Schließlich gefällt es ihm ja auch in Osdorf, dort, "wo die Leute spielen, mit denen ich aufgewachsen bin." Fünf Minuten hat er es von seiner Wohnung zum Sportplatz. Sein Heimatverein ist der TuS aber nicht. Im Alter von vier Jahren startete er beim SV Osdorfer Born, seinen ersten Einsatz im Herrenbereich absolvierte er für Blau-Weiß 96 Schenefeld. Dann aber wurde Wachter Vater und Fußball in der Prioritäten-Liste durchgereicht, er hörte gar für zweieinhalb Jahre ganz damit auf. Ein alter Trainer lotste ihn zum SV Rugenbergen, wo er in der Bezirksliga gleich Torschützenkönig wurde und merkte, dass er nichts verlernt hatte in der fußballfreien Zeit. "Greif‘ nochmal oben an!", hat er sich dann gedacht, gab dem Osdorfer Werben nach und stieg gleich in die höchste Hamburger Liga auf. Dort wird wohl Endstation sein für den TuS. "Mit dem Budget, das wir haben, können wir uns höhere Ziele gar nicht setzen. Wir sind ein kleiner Traditionsverein, versuchen, Jahr für Jahr die Klasse zu halten und die Großen oben zu ärgern."

Das Duell mit Marcell Jansen fiel flach

Hamburg, das ist ja auch immer die Frage HSV oder St.

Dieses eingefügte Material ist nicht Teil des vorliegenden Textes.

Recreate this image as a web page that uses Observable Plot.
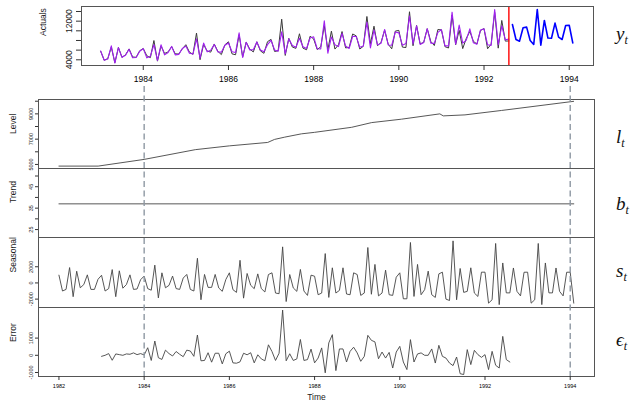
<!DOCTYPE html>
<html><head><meta charset="utf-8">
<script src="https://cdn.jsdelivr.net/npm/d3@7"></script>
<script src="https://cdn.jsdelivr.net/npm/@observablehq/plot@0.6"></script>
<style>
body{margin:0;background:#fff;}
#wrap{position:relative;width:636px;height:404px;overflow:hidden;}
.m{position:absolute;font-family:"Liberation Serif","DejaVu Serif",serif;font-style:italic;font-size:19px;color:#111;line-height:1;white-space:nowrap;}
.m sub{font-size:12px;vertical-align:-4px;}
</style></head><body><div id="wrap"></div><script>
// ---------- data ----------
const seasonalStart = 1982;            // Jan 1982, monthly
const seasonal = [
  960,-1000,-800,1900,-1700,1450,-600,-200,1000,-800,-800,450,
  950,-1000,-700,1650,-1700,1500,-650,-200,1000,-800,-750,400,
  850,-700,-900,2200,-1850,1250,-600,-300,850,-700,-800,600,
  1050,-800,-1000,3050,-2080,1050,-550,-550,1050,-620,-1040,420,
  1250,-830,-1170,2800,-1880,1170,-290,-710,1120,-700,-1120,1040,
  1250,-1250,-1330,4460,-2300,1040,-620,-1040,1670,-1000,-1540,960,
  830,-1460,-1250,3630,-1790,1870,-1250,-920,1870,-1370,-1460,1250,
  1040,-1540,-1250,4380,-1400,2290,-1600,-1250,1580,-1460,-1540,710,
  1250,-1960,-1960,5000,-1670,2290,-1460,-830,1460,-1460,-1790,1120,
  1330,-2000,-2170,5200,-2080,1790,-1170,-1040,1870,-1250,-1670,1330,
  1330,-2500,-2080,4880,-2680,2470,-1230,-1230,1850,-1040,-1600,1320,
  1330,-2500,-2080,4880,-2680,2470,-1230,-1230,1850,-1040,-1600,1320,
  1330,-2500
];
const obsStart = 1983;                 // Jan 1983, monthly
const errors = [
  -60,0,100,-290,80,40,0,80,60,140,40,100,
  20,440,-300,830,-140,-240,300,100,-40,220,60,-80,
  300,250,-60,1180,-320,-300,150,-400,120,120,-500,90,
  240,-440,-460,-380,120,30,150,-440,30,-210,-320,610,
  220,-300,120,2630,-320,90,-300,-210,920,-300,-250,360,
  -440,-160,430,-1020,720,1200,-890,370,370,-390,230,470,
  140,-350,-60,1160,870,780,-200,190,-160,170,-740,190,
  520,-390,-830,910,-390,80,140,0,0,370,-450,580,
  -60,-160,-450,-600,-100,-1070,-1120,330,-540,290,40,-120,
  40,-830,230,-580,-740,1100,-250,-390
];
const actuals = [
  5770,3910,4250,6600,3410,6560,4510,5030,6250,4580,4520,5870,
  6330,4840,4450,7990,3720,6870,5320,5620,6730,5240,5190,6250,
  7130,5590,5130,9530,4020,7170,5800,5580,7280,5760,5080,7100,
  7730,5230,5040,9190,4590,7650,6200,5630,7730,5840,5340,7750,
  8230,5720,5880,12410,4900,8440,6640,6370,9390,6410,6080,8880,
  8320,6130,6680,11060,6070,9930,6220,7100,9850,6460,6570,9350,
  8950,6230,6800,12970,7320,10960,6890,7640,10120,7240,6270,9940,
  10090,6630,6540,13950,6910,11110,7320,7570,10440,7810,6950,10270,
  10190,6720,6440,13260,7110,10110,6320,8420,9870,7820,7270,10060,
  10460,6290,7220,13810,6410,12150,7870,7900
];
const fitted = [
  5830,3910,4150,6890,3330,6520,4510,4950,6190,4440,4480,5770,
  6310,4400,4750,7160,3860,7110,5020,5520,6770,5020,5130,6330,
  6830,5340,5190,8350,4340,7470,5650,5980,7160,5640,5580,7010,
  7490,5670,5500,9570,4470,7620,6050,6070,7700,6050,5660,7140,
  8010,6020,5760,9780,5220,8350,6940,6580,8470,6710,6330,8520,
  8760,6290,6250,12080,5350,8730,7110,6730,9480,6850,6340,8880,
  8810,6580,6860,11810,6450,10180,7090,7450,10280,7070,7010,9750,
  9570,7020,7370,13040,7300,11030,7180,7570,10440,7440,7400,9690,
  10250,6880,6890,13860,7210,11180,7440,8090,10410,7530,7230,10180,
  10420,7120,6990,14390,7150,11050,8120,8290
];
const forecastStart = 1992 + 8/12;     // Sep 1992, monthly
const forecast = [11320,8200,7860,10630,10760,8000,7170,14420,7030,12150,8500,8450,11600,8700,8200,11100,11150,7500];
const forecastOrigin = 1992 + 7/12;
const levelTimes  = [1982.0,1982.92,1984.0,1985.2,1986.0,1986.9,1987.06,1987.3,1987.69,1988.0,1988.87,1989.34,1990.04,1990.94,1991.02,1991.53,1992.39,1994.08];
const levelValues = [4870,4870,5400,6170,6470,6740,6980,7160,7420,7540,7937,8310,8580,9000,8840,8920,9270,9990];
const trendTimes  = [1982.0, 1994 + 1/12];
const trendValues = [37, 37];
const markerYears = [1984, 1994];
const topXTicks = [1984,1986,1988,1990,1992,1994];
const bottomXTicks = [1982,1984,1986,1988,1990,1992,1994];
const actualsYTicks = [4000,6000,8000,10000,12000,14000], actualsYLabels = [4000,12000];
const levelYTicks = [5000,6000,7000,8000,9000,10000], levelYLabels = [5000,7000,9000];
const trendYTicks = [25,30,35,40,45,50], trendYLabels = [25,35,45];
const seasonalYTicks = [-2000,0,2000], seasonalYLabels = [-2000,0,2000];
const errorYTicks = [-1000,0,1000], errorYLabels = [-1000,0,1000];
const panelLabels = ["Level","Trend","Seasonal","Error"];

// ---------- drawing ----------
const FONT = '"Liberation Sans", Arial, Helvetica, sans-serif';
const wrap = document.getElementById("wrap");
const LINE = "#444", FRAME = "#555";
const topDomain = [1982.55, 1994.57];
const botDomain = [1981.52, 1994.57];

function style(top, bg) {
  return {position: "absolute", left: "0px", top: top + "px", fontFamily: FONT, background: bg || "transparent", overflow: "visible", maxWidth: "none"};
}
function yAxisMarks(ticks, labels, fs, dxText, tickSize) {
  return [
    Plot.axisY({ticks, tickSize, tickFormat: () => "", label: null, stroke: "#333"}),
    Plot.text(labels, {y: d => d, text: d => String(d), frameAnchor: "left", dx: dxText, rotate: -90,
      textAnchor: "middle", lineAnchor: "bottom", fontSize: fs, fill: "#222"})
  ];
}

// top panel: actuals / fitted / forecast
wrap.appendChild(Plot.plot({
  width: 636, height: 95, marginLeft: 81, marginRight: 43, marginTop: 6, marginBottom: 30,
  style: style(0),
  x: {domain: topDomain, axis: null},
  y: {domain: [2820, 15035], axis: null},
  marks: [
    Plot.line(actuals, {x: (d, i) => obsStart + i / 12, y: d => d, stroke: "#3a3a3a", strokeWidth: 1}),
    Plot.line(fitted, {x: (d, i) => obsStart + i / 12, y: d => d, stroke: "#a020f0", strokeWidth: 1.1}),
    Plot.line(forecast, {x: (d, i) => forecastStart + i / 12, y: d => d, stroke: "#0000ff", strokeWidth: 1.6}),
    Plot.ruleX([forecastOrigin], {stroke: "#ff0000", strokeWidth: 1.4}),
    Plot.frame({stroke: FRAME, strokeWidth: 1}),
    Plot.axisX({ticks: topXTicks, tickSize: 5, tickPadding: 5, tickFormat: d => String(d), label: null, fontSize: 8.5, stroke: "#333"}),
    ...yAxisMarks(actualsYTicks, actualsYLabels, 8.5, -10, 5),
    Plot.text(["Actuals"], {text: d => d, frameAnchor: "left", dx: -38, rotate: -90, fontSize: 8.5, fill: "#222"})
  ]
}));

function panel(top, height, marginBottom, domain, ticks, labels, label, marks, xAxis) {
  const extra = [];
  if (xAxis) {
    extra.push(Plot.axisX({ticks: bottomXTicks, tickSize: 4, tickPadding: 4, tickFormat: d => String(d), label: null, fontSize: 5.5, stroke: "#333"}));
    extra.push(Plot.text(["Time"], {text: d => d, frameAnchor: "bottom", dy: 23, fontSize: 8.5, fill: "#222"}));
  }
  wrap.appendChild(Plot.plot({
    width: 636, height, marginLeft: 38, marginRight: 42, marginTop: 0, marginBottom,
    style: style(top),
    x: {domain: botDomain, axis: null},
    y: {domain, axis: null},
    marks: [
      ...marks,
      Plot.frame({stroke: FRAME, strokeWidth: 1}),
      ...yAxisMarks(ticks, labels, 5.5, -6, 3),
      Plot.text([label], {text: d => d, frameAnchor: "left", dx: -25, rotate: -90, fontSize: 8.5, fill: "#222"}),
      ...extra
    ]
  }));
}

panel(99, 69, 0, [4680, 10136], levelYTicks, levelYLabels, panelLabels[0], [
  Plot.line(levelValues, {x: (d, i) => levelTimes[i], y: d => d, stroke: LINE, strokeWidth: 0.9})
], false);
panel(168, 69, 0, [21.3, 53.5], trendYTicks, trendYLabels, panelLabels[1], [
  Plot.line(trendValues, {x: (d, i) => trendTimes[i], y: d => d, stroke: LINE, strokeWidth: 0.9})
], false);
panel(237, 70, 0, [-3037, 5617], seasonalYTicks, seasonalYLabels, panelLabels[2], [
  Plot.line(seasonal, {x: (d, i) => seasonalStart + i / 12, y: d => d, stroke: LINE, strokeWidth: 0.9})
], false);
panel(307, 97, 28, [-1233, 2780], errorYTicks, errorYLabels, panelLabels[3], [
  Plot.line(errors, {x: (d, i) => obsStart + i / 12, y: d => d, stroke: LINE, strokeWidth: 0.9})
], true);

// dashed marker lines across the component panels
wrap.appendChild(Plot.plot({
  width: 636, height: 290, marginLeft: 38, marginRight: 42, marginTop: 0, marginBottom: 0,
  style: style(86),
  x: {domain: botDomain, axis: null},
  marks: [Plot.ruleX(markerYears, {stroke: "#8e98a3", strokeWidth: 1.4, strokeDasharray: "6,3.5"})]
}));

// right-hand state labels
const symbols = [["y", 24], ["l", 127], ["b", 194], ["s", 261], ["\u03f5", 330]];
for (const [s, y] of symbols) {
  const el = document.createElement("div");
  el.className = "m";
  el.style.left = "616px"; el.style.top = y + "px";
  el.innerHTML = s + "<sub>t</sub>";
  wrap.appendChild(el);
}
</script></body></html>
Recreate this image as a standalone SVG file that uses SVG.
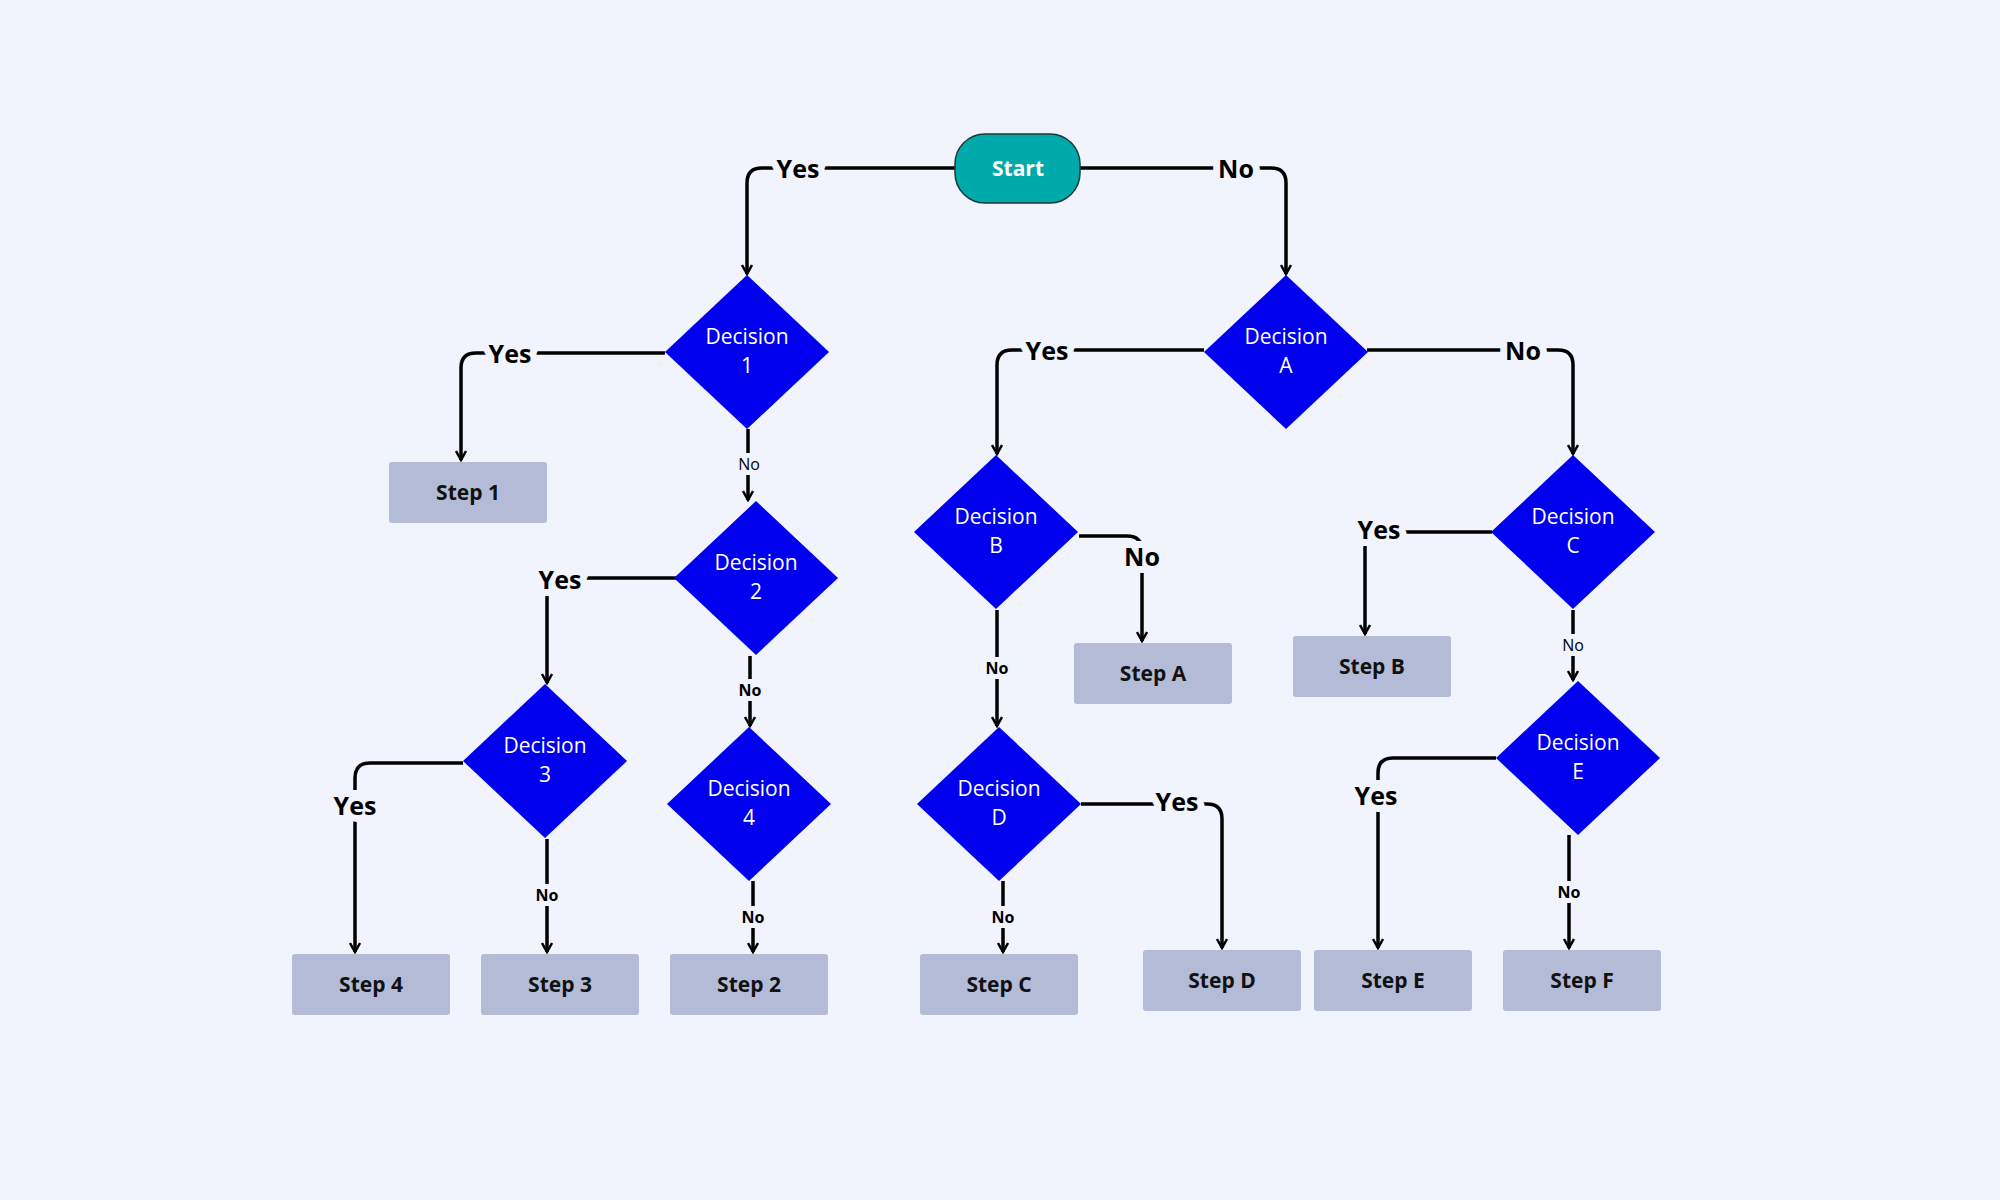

Pauli. Wachter selbst ist HSVer, spielt gegen die dritte Mannschaft der Rothosen in der Liga - unter anderem klingt dort auch die aktive Karriere eines gewissen Marcell Jansen aus, ehemaliger Nationalspieler und mit gerade erst 34 Jahren aktueller HSV-Präsident. Gerade im Hinrundenspiel gegen den HSV III fehlte Wachter aber - rotgesperrt. "Da gab es ein paar Missverständnisse mit dem Schiedsrichter im Spiel davor", lacht er.

Schnell, durchsetzungsfähig, abschlussstark: Jeremy Wachter bringt wichtige Qualitäten für einen Oberliga-Angreifer mit. "Ich bin jetzt nicht der überragende Techniker", sagt er. imago

Seine Ziele haben sich trotz aktueller Top-Quote nicht verändert: "Das sage ich jedem, der mich fragt: Ich nehme mir vor jeder Saison vor, 15 bis 20 Tore zu schaffen. Das hört sich zwar niedrig an für mich, aber ich finde, das ist eine vernünftige Quote für einen Stürmer. Momentan ist es aber natürlich brutal, weil es ständig doppelt so hoch ausgeht."

Und wer weiß, in welche Höhen es Wachter in dieser Saison noch katapultiert - mit der Aussicht auf eine kicker-Torjägerkanone für das Wandregal.